The train was pretty impressive, I have to say. I do have a thing for traveling with trains but this is probably the best I have been in ever. I would even think of comparing it to the trains in Egypt, but VIA rail would have to do a lot to match this. Te ride was very smooth, and the passengers were also well dressed and business like, and I looked a little shabby around this crowd, not that it really mattered to me. As the train rolled out of station, they distributed headphones (I had been annoyed with the fact that I took my MP3 player and forgot to take my headphones, so now this helps) for in-train entertainment. Darn, they are all in Spanish and even the movie they have on is in Spanish. Lucky they made announcements in Spanish and English, but I really need to learn Spanish now.

As the train started to leave the station, the sun started to rise. I had preselected the train seat under the assumption that I was on the side facing west. I was mistaken and the train rolled with the sun inching up on my end. Nonetheless it was a pleasant view, and I could see the mist rising from the vast stretches of green to either side of the train giving you this Medieval feeling, like being in one of those movies like the 13th Warrior, or the Lord of the ring (I really didn’t like that movie and only saw parts of it, but despite that still sort of popped to mind).

The sun was starting to edge out and the weather had this nice chill to it, 12oC was shown on the bulletin board as I was getting on the train.
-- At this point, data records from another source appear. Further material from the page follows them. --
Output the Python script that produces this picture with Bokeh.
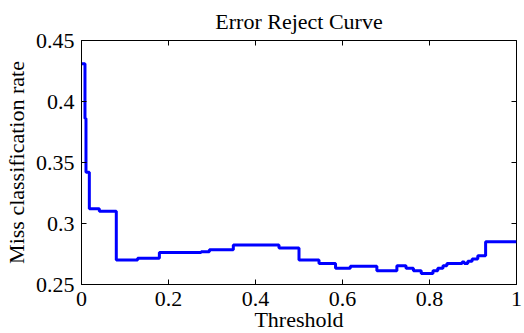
from bokeh.plotting import figure
from bokeh.models import FixedTicker, LinearAxis, Range1d, CustomJSTickFormatter
from bokeh.embed import file_html
from bokeh.resources import INLINE

# Step curve: threshold change points and miss-classification rate after each
threshold = [0.0, 0.008, 0.0103, 0.018, 0.041, 0.080, 0.129, 0.179, 0.275, 0.294,
             0.349, 0.454, 0.500, 0.546, 0.584, 0.618, 0.679, 0.725, 0.746, 0.763,
             0.781, 0.808, 0.819, 0.831, 0.840, 0.875, 0.880, 0.888, 0.898, 0.911,
             0.929, 1.0]
miss_rate = [0.431, 0.386, 0.342, 0.312, 0.310, 0.270, 0.2716, 0.2762, 0.2768, 0.2784,
             0.2823, 0.280, 0.270, 0.2672, 0.2634, 0.265, 0.2612, 0.2653, 0.2634, 0.2612,
             0.259, 0.2612, 0.2634, 0.2653, 0.2672, 0.2685, 0.2672, 0.2690, 0.2708, 0.2735,
             0.285, 0.285]

x_ticks = [0, 0.2, 0.4, 0.6, 0.8, 1.0]
x_tick_labels = ["0", "0.2", "0.4", "0.6", "0.8", "1"]
y_ticks = [0.25, 0.3, 0.35, 0.4, 0.45]
y_tick_labels = ["0.25", "0.3", "0.35", "0.4", "0.45"]

FONT = "Liberation Serif"
FS = "22px"

LABEL_JS = """
for (let i = 0; i < tvals.length; i++) {
    if (Math.abs(tvals[i] - tick) < 1e-9) { return tlabels[i]; }
}
return '';
"""

p = figure(frame_width=435, frame_height=244, output_backend="svg", toolbar_location=None,
           x_range=Range1d(0, 1), y_range=Range1d(0.25, 0.45),
           title="Error Reject Curve",
           min_border_left=74, min_border_right=7, min_border_top=0, min_border_bottom=0)

p.step(threshold, miss_rate, mode="after", line_color="#0000ff", line_width=3)

p.xgrid.visible = False
p.ygrid.visible = False
p.outline_line_color = "black"
p.outline_line_width = 1
p.background_fill_color = "white"
p.border_fill_color = "white"

p.title.align = "center"
p.title.text_font = FONT
p.title.text_font_size = FS
p.title.text_font_style = "normal"
p.title.text_color = "black"
p.title.standoff = 13

for ax, ticks, labels in ((p.xaxis[0], x_ticks, x_tick_labels), (p.yaxis[0], y_ticks, y_tick_labels)):
    ax.ticker = FixedTicker(ticks=ticks)
    ax.formatter = CustomJSTickFormatter(args=dict(tvals=ticks, tlabels=labels), code=LABEL_JS)
    ax.major_label_text_font = FONT
    ax.major_label_text_font_size = FS
    ax.major_label_text_color = "black"
    ax.axis_label_text_font = FONT
    ax.axis_label_text_font_size = FS
    ax.axis_label_text_font_style = "normal"
    ax.axis_label_text_color = "black"
    ax.major_tick_in = 5
    ax.major_tick_out = 0
    ax.minor_tick_in = 0
    ax.minor_tick_out = 0
    ax.axis_line_color = "black"
    ax.major_tick_line_color = "black"

p.xaxis[0].axis_label = "Threshold"
p.yaxis[0].axis_label = "Miss classification rate"
p.xaxis[0].major_label_standoff = 7
p.xaxis[0].axis_label_standoff = -2
p.yaxis[0].major_label_standoff = 7
p.yaxis[0].axis_label_standoff = 4

empty = dict(tvals=[], tlabels=[])
top = LinearAxis(ticker=FixedTicker(ticks=x_ticks),
                 formatter=CustomJSTickFormatter(args=empty, code=LABEL_JS),
                 major_tick_in=5, major_tick_out=0, minor_tick_in=0, minor_tick_out=0,
                 axis_line_color=None, major_label_standoff=0)
right = LinearAxis(ticker=FixedTicker(ticks=y_ticks),
                   formatter=CustomJSTickFormatter(args=empty, code=LABEL_JS),
                   major_tick_in=5, major_tick_out=0, minor_tick_in=0, minor_tick_out=0,
                   axis_line_color=None, major_label_standoff=0)
p.add_layout(top, "above")
p.add_layout(right, "right")

open("out.html", "w").write(file_html(p, INLINE))
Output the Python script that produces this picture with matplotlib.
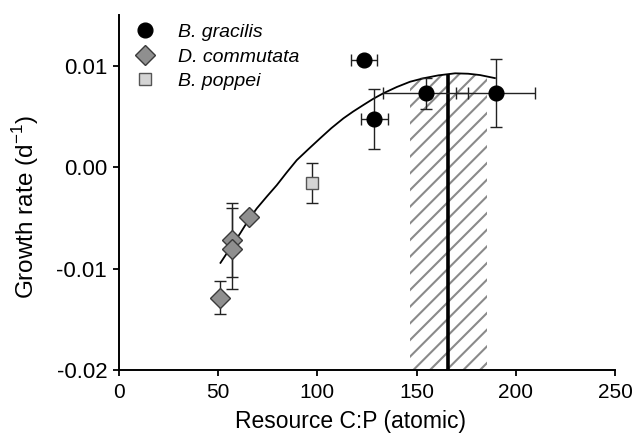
import matplotlib
matplotlib.use("Agg")
import matplotlib.pyplot as plt
from matplotlib.lines import Line2D
from matplotlib.patches import Rectangle

plt.rcParams['font.family'] = ['Liberation Sans', 'DejaVu Sans']
plt.rcParams['axes.unicode_minus'] = False
plt.rcParams['hatch.linewidth'] = 1.5
plt.rcParams['hatch.color'] = '#8a8a8a'

# B. gracilis
bg_x = [123.6, 128.7, 154.7, 189.9]
bg_y = [0.01056, 0.00474, 0.00728, 0.00733]
bg_xerr = [6.5, 6.7, 21.4, 19.9]
bg_yerr = [0.0, 0.00296, 0.00153, 0.00336]

# D. commutata
dc_x = [65.5, 56.8, 57.1, 50.9]
dc_y = [-0.00491, -0.0072, -0.00803, -0.01286]
dc_xerr = [1.5, 1.5, 1.5, 1.5]
dc_yerr = [0.0, 0.00362, 0.00403, 0.0016]

# B. poppei
bp_x = [97.1]
bp_y = [-0.00155]
bp_yerr = [0.00194]

# fitted curve
curve_x = [50.9, 56.0, 61.0, 65.0, 69.4, 74.5, 79.5, 84.5, 89.6, 95.5, 101.3, 107.0,
           113.1, 118.0, 123.1, 128.0, 133.2, 140.0, 146.7, 153.4, 161.0, 169.4, 176.0,
           181.9, 189.9]
curve_y = [-0.00951, -0.00800, -0.00655, -0.00530, -0.00408, -0.00290, -0.00178,
           -0.00053, 0.00069, 0.00178, 0.00283, 0.00384, 0.00481, 0.00548, 0.00612,
           0.00672, 0.00728, 0.00790, 0.00842, 0.00876, 0.00905, 0.00925, 0.00921,
           0.00908, 0.00876]

# optimum and its range
opt_x = 165.7
opt_y = 0.00915
range_lo, range_hi = 146.7, 185.3

fig = plt.figure(figsize=(6.33, 4.36), dpi=100)
ax = fig.add_axes([0.188, 0.1514, 0.9716 - 0.188, 0.9656 - 0.1514])

ymin, ymax = -0.02, 0.015
ax.set_xlim(0, 250)
ax.set_ylim(ymin, ymax)

# hatched range under curve
fb = ax.fill_between(curve_x, ymin, curve_y, facecolor='white', edgecolor='#8a8a8a',
                     hatch='//', linewidth=0, zorder=1)
clip = Rectangle((range_lo, ymin), range_hi - range_lo, ymax - ymin, transform=ax.transData)
fb.set_clip_path(clip)

ax.vlines(opt_x, ymin, opt_y, color='black', lw=2.6, zorder=2)
ax.plot(curve_x, curve_y, color='black', lw=1.3, zorder=3, solid_capstyle='butt')

ekw = dict(ecolor='#222222', elinewidth=1.0, capsize=4, capthick=1.0, linestyle='none')
ax.errorbar(dc_x, dc_y, xerr=dc_xerr, yerr=dc_yerr, marker='D', ms=9.7, mfc='#8f8f8f',
            mec='#3a3a3a', mew=1.0, zorder=4, **ekw)
ax.errorbar(bp_x, bp_y, yerr=bp_yerr, marker='s', ms=8.4, mfc='#d4d4d4', mec='#555555',
            mew=1.0, zorder=4, **ekw)
ax.errorbar(bg_x, bg_y, xerr=bg_xerr, yerr=bg_yerr, marker='o', ms=10.6, mfc='black',
            mec='black', zorder=5, **ekw)

for s in ['top', 'right']:
    ax.spines[s].set_visible(False)
for s in ['left', 'bottom']:
    ax.spines[s].set_linewidth(1.4)

ax.set_xticks([0, 50, 100, 150, 200, 250])
ax.set_yticks([-0.02, -0.01, 0.0, 0.01])
ax.set_yticklabels(['-0.02', '-0.01', '0.00', '0.01'])
ax.tick_params(direction='out', length=4, width=1.3)
ax.tick_params(axis='x', labelsize=15, pad=5.5)
ax.tick_params(axis='y', labelsize=16, pad=4.5)

ax.set_xlabel('Resource C:P (atomic)', fontsize=16.5)
ax.set_ylabel('Growth rate (d$^{\\mathregular{-1}}$)', fontsize=17.5)
ax.xaxis.set_label_coords(0.467, -0.113)
ax.yaxis.set_label_coords(-0.158, 0.458)

handles = [
    Line2D([], [], marker='o', ms=10.6, mfc='black', mec='black', ls='none'),
    Line2D([], [], marker='D', ms=9.7, mfc='#8f8f8f', mec='#3a3a3a', ls='none'),
    Line2D([], [], marker='s', ms=8.4, mfc='#d4d4d4', mec='#555555', ls='none'),
]
labels = ['B. gracilis', 'D. commutata', 'B. poppei']
leg = ax.legend(handles, labels, loc='upper left', bbox_to_anchor=(-0.014, 1.015), frameon=False,
                prop={'style': 'italic', 'size': 14}, handletextpad=0.7, labelspacing=0.36,
                borderaxespad=0.3)

fig.savefig('out.png', dpi=100)
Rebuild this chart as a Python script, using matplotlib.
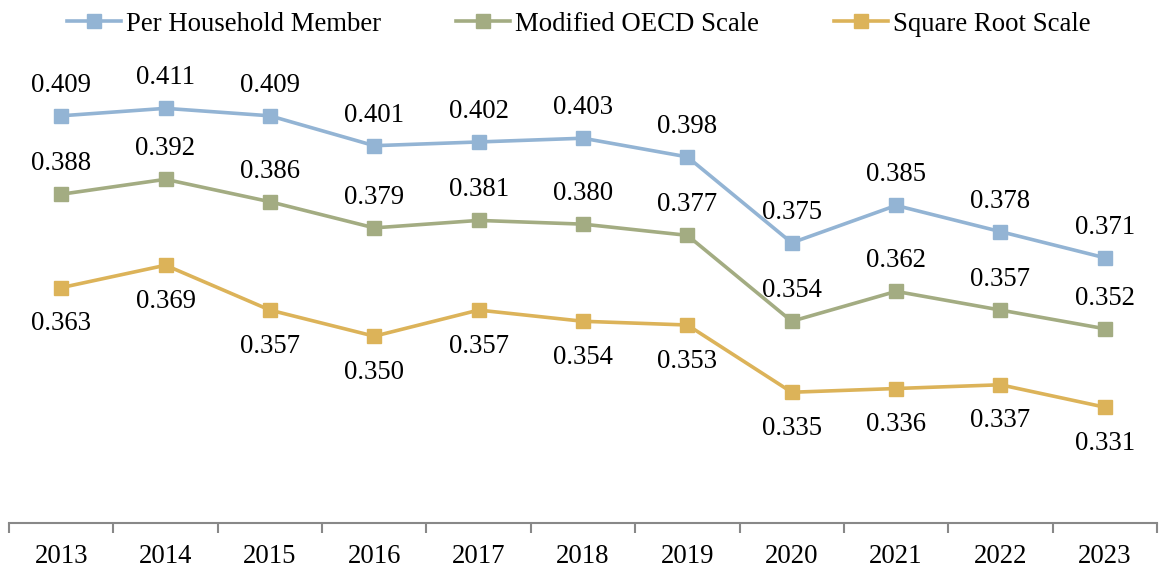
import matplotlib
matplotlib.use("Agg")
import matplotlib.pyplot as plt
from matplotlib.ticker import FixedLocator, NullFormatter

years = ["2013", "2014", "2015", "2016", "2017", "2018", "2019", "2020", "2021", "2022", "2023"]
per_member = [0.409, 0.411, 0.409, 0.401, 0.402, 0.403, 0.398, 0.375, 0.385, 0.378, 0.371]
oecd = [0.388, 0.392, 0.386, 0.379, 0.381, 0.380, 0.377, 0.354, 0.362, 0.357, 0.352]
sqrt_scale = [0.363, 0.369, 0.357, 0.350, 0.357, 0.354, 0.353, 0.335, 0.336, 0.337, 0.331]

plt.rcParams["font.family"] = ["Liberation Serif", "DejaVu Serif"]
FS = 19.3

fig = plt.figure(figsize=(11.6, 5.69), dpi=100)
ax = fig.add_axes([9 / 1160, 1 - 523 / 569, 1148 / 1160, 523 / 569])

xs = list(range(len(years)))
series = [
    ("Per Household Member", per_member, "#93b4d4", 22),
    ("Modified OECD Scale", oecd, "#a3ac82", 22),
    ("Square Root Scale", sqrt_scale, "#dcb359", -26),
]
for name, vals, color, off in series:
    ax.plot(xs, vals, color=color, linewidth=2.6, marker="s", markersize=9.5,
            markeredgecolor=color, label=name)
    for x, v in zip(xs, vals):
        ax.annotate(f"{v:.3f}", (x, v), xytext=(0, off), textcoords="offset points",
                    ha="center", va="center", fontsize=FS)

ax.set_xlim(-0.5, len(years) - 0.5)
ax.set_ylim(0.30, 0.44)
ax.set_yticks([])
for s in ["top", "right", "left"]:
    ax.spines[s].set_visible(False)
ax.spines["bottom"].set_color("#888888")
ax.spines["bottom"].set_linewidth(1.5)

ax.set_xticks(xs)
ax.set_xticklabels(years, fontsize=FS)
ax.tick_params(axis="x", which="major", length=0, pad=15)
ax.xaxis.set_minor_locator(FixedLocator([i - 0.5 for i in range(len(years) + 1)]))
ax.xaxis.set_minor_formatter(NullFormatter())
ax.tick_params(axis="x", which="minor", length=7, width=1.5, color="#888888")

fig.legend(loc="upper center", bbox_to_anchor=(0.499, 1.022), ncol=3, frameon=False,
           fontsize=FS, handlelength=2.0, columnspacing=2.8, handletextpad=0.2)

fig.savefig("out.png", dpi=100)
plt.close(fig)
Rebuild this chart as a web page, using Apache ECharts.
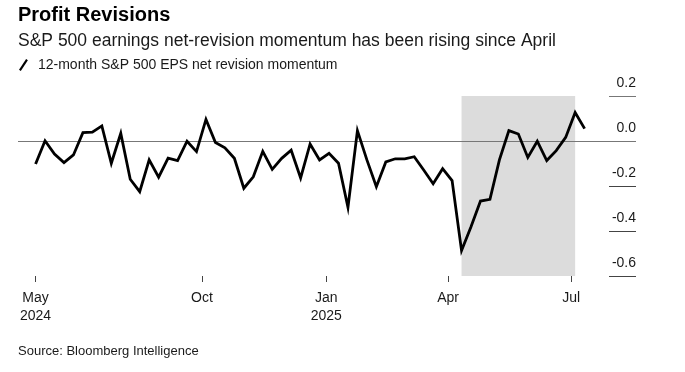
<!DOCTYPE html>
<html><head><meta charset="utf-8">
<script src="https://cdn.jsdelivr.net/npm/echarts@6/dist/echarts.min.js"></script>
<style>html,body{margin:0;padding:0;background:#fff}#c{width:685px;height:372px}</style>
</head><body><div id="c"></div>
<script>
const titleText = 'Profit Revisions';
const subtitleText = 'S&P 500 earnings net-revision momentum has been rising since April';
const seriesName = '12-month S&P 500 EPS net revision momentum';
const sourceText = 'Source: Bloomberg Intelligence';

const dates = [
  '2024-05-31','2024-06-07','2024-06-14','2024-06-21','2024-06-28',
  '2024-07-05','2024-07-12','2024-07-19','2024-07-26',
  '2024-08-02','2024-08-09','2024-08-16','2024-08-23','2024-08-30',
  '2024-09-06','2024-09-13','2024-09-20','2024-09-27',
  '2024-10-04','2024-10-11','2024-10-18','2024-10-25',
  '2024-11-01','2024-11-08','2024-11-15','2024-11-22','2024-11-29',
  '2024-12-06','2024-12-13','2024-12-20','2024-12-27',
  '2025-01-03','2025-01-10','2025-01-17','2025-01-24','2025-01-31',
  '2025-02-07','2025-02-14','2025-02-21','2025-02-28',
  '2025-03-07','2025-03-14','2025-03-21','2025-03-28',
  '2025-04-04','2025-04-11','2025-04-18','2025-04-25',
  '2025-05-02','2025-05-09','2025-05-16','2025-05-23','2025-05-30',
  '2025-06-06','2025-06-13','2025-06-20','2025-06-27',
  '2025-07-04','2025-07-11'
];
const values = [
  -0.102, 0.001, -0.058, -0.096, -0.062,
  0.037, 0.039, 0.067, -0.099,
  0.034, -0.170, -0.225, -0.084, -0.161,
  -0.076, -0.087, -0.001, -0.047,
  0.096, -0.007, -0.030, -0.077,
  -0.210, -0.159, -0.046, -0.126, -0.077,
  -0.041, -0.164, -0.013, -0.084,
  -0.055, -0.099, -0.295, 0.046, -0.084,
  -0.203, -0.093, -0.079, -0.079,
  -0.070, -0.129, -0.190, -0.123,
  -0.176, -0.487, -0.381, -0.267,
  -0.259, -0.084, 0.046, 0.031, -0.073,
  -0.001, -0.087, -0.043, 0.016,
  0.127, 0.055
];
const xTickDates = ['2024-05-31','2024-10-01','2025-01-01','2025-04-01','2025-07-01'];
const xTickLabels = ['May\n2024','Oct','Jan\n2025','Apr','Jul'];
const yTicks = [-0.6, -0.4, -0.2, 0, 0.2];
const shadeDates = ['2025-04-11','2025-07-04'];
const xRangeDates = ['2024-05-18','2025-08-18'];

const t0 = Date.parse(dates[0]);
const toDay = d => (Date.parse(d) - t0) / 864e5;
const seriesData = dates.map((d, i) => [toDay(d), values[i]]);
const xTickDays = xTickDates.map(toDay);
const FONT = '"Liberation Sans", Arial, Helvetica, sans-serif';
const yMin = yTicks[0], yMax = yTicks[yTicks.length - 1];

const chart = echarts.init(document.getElementById('c'), null, {renderer: 'canvas'});
chart.setOption({
  animation: false,
  backgroundColor: '#fff',
  textStyle: {fontFamily: FONT},
  grid: [
    {left: 18, right: 49, top: 96, bottom: 96, containLabel: false},
    {left: 609, right: 49, top: 96, bottom: 96, containLabel: false}
  ],
  graphic: [
    {type: 'text', left: 18, top: 5, style: {text: titleText, font: 'bold 20px ' + FONT, fill: '#000'}},
    {type: 'text', left: 18, top: 32, style: {text: subtitleText, font: '17.5px ' + FONT, fill: '#1a1a1a'}},
    {type: 'text', left: 18, top: 345, style: {text: sourceText, font: '13px ' + FONT, fill: '#1a1a1a'}}
  ],
  legend: {
    left: 14, top: 53,
    itemWidth: 9, itemHeight: 12, itemGap: 10,
    icon: 'path://M0,12 L8,0 L10,1.5 L2,13.5 Z',
    textStyle: {fontSize: 14, color: '#1a1a1a', fontFamily: FONT, padding: [0, 0, 0, 5]},
    data: [{name: seriesName, itemStyle: {color: '#000'}}]
  },
  xAxis: [{
    type: 'value', gridIndex: 0, position: 'bottom',
    min: toDay(xRangeDates[0]),
    max: toDay(xRangeDates[1]),
    axisLine: {show: false, onZero: false},
    splitLine: {show: false},
    axisTick: {show: true, customValues: xTickDays, length: 6, lineStyle: {color: '#444', width: 1}},
    axisLabel: {
      customValues: xTickDays, margin: 13,
      fontSize: 14, lineHeight: 18, color: '#1a1a1a', fontFamily: FONT,
      formatter: v => {
        const i = xTickDays.findIndex(d => Math.abs(d - v) < 0.01);
        return i >= 0 ? xTickLabels[i] : '';
      }
    }
  }, {
    type: 'value', gridIndex: 1, min: 0, max: 1, show: false
  }],
  yAxis: [{
    type: 'value', gridIndex: 0, show: false,
    min: yMin, max: yMax, interval: 0.2,
    axisLine: {onZero: false},
    splitLine: {show: false}
  }, {
    type: 'value', gridIndex: 1, position: 'right',
    min: yMin, max: yMax, interval: 0.2,
    axisLine: {show: false, onZero: false},
    axisTick: {show: false},
    splitLine: {show: true, lineStyle: {color: ['#444', '#444', '#444', '#777', '#777'], width: 1}},
    axisLabel: {
      inside: true, margin: 0, align: 'right', verticalAlign: 'bottom',
      padding: [0, 0, 6, 0],
      fontSize: 14, color: '#1a1a1a', fontFamily: FONT,
      formatter: v => Math.abs(v) < 1e-9 ? '0.0' : v.toFixed(1)
    }
  }],
  series: [{
    name: seriesName,
    type: 'line',
    xAxisIndex: 0, yAxisIndex: 0,
    data: seriesData,
    symbol: 'none',
    lineStyle: {color: '#000', width: 2.8, join: 'miter'},
    itemStyle: {color: '#000'},
    z: 5,
    markArea: {
      silent: true,
      itemStyle: {color: '#dcdcdc'},
      data: [[{xAxis: toDay(shadeDates[0])}, {xAxis: toDay(shadeDates[1])}]]
    },
    markLine: {
      silent: true, symbol: ['none', 'none'],
      label: {show: false},
      lineStyle: {color: '#777', width: 1, type: 'solid'},
      data: [{yAxis: 0}]
    }
  }]
});
</script></body></html>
Great weather really, and as the sun rose, the mist disappeared and you can see the fields on wither sides stretching for miles. The little hills immediately around the train started to get bigger, and you can see the larger mountains and hills in the distance. As the train moved through this terrain it crossed bridges and valleys that added color to the train ride, and made me feel I would enjoy this place, the only thing I need to do is learn some Spanish. Hola’……

The train has internet access, surprise really. I was expecting it might but gave up on the fact when I looked for networks in the station.

Now I have to go to sleep, it’s been a long day thus far.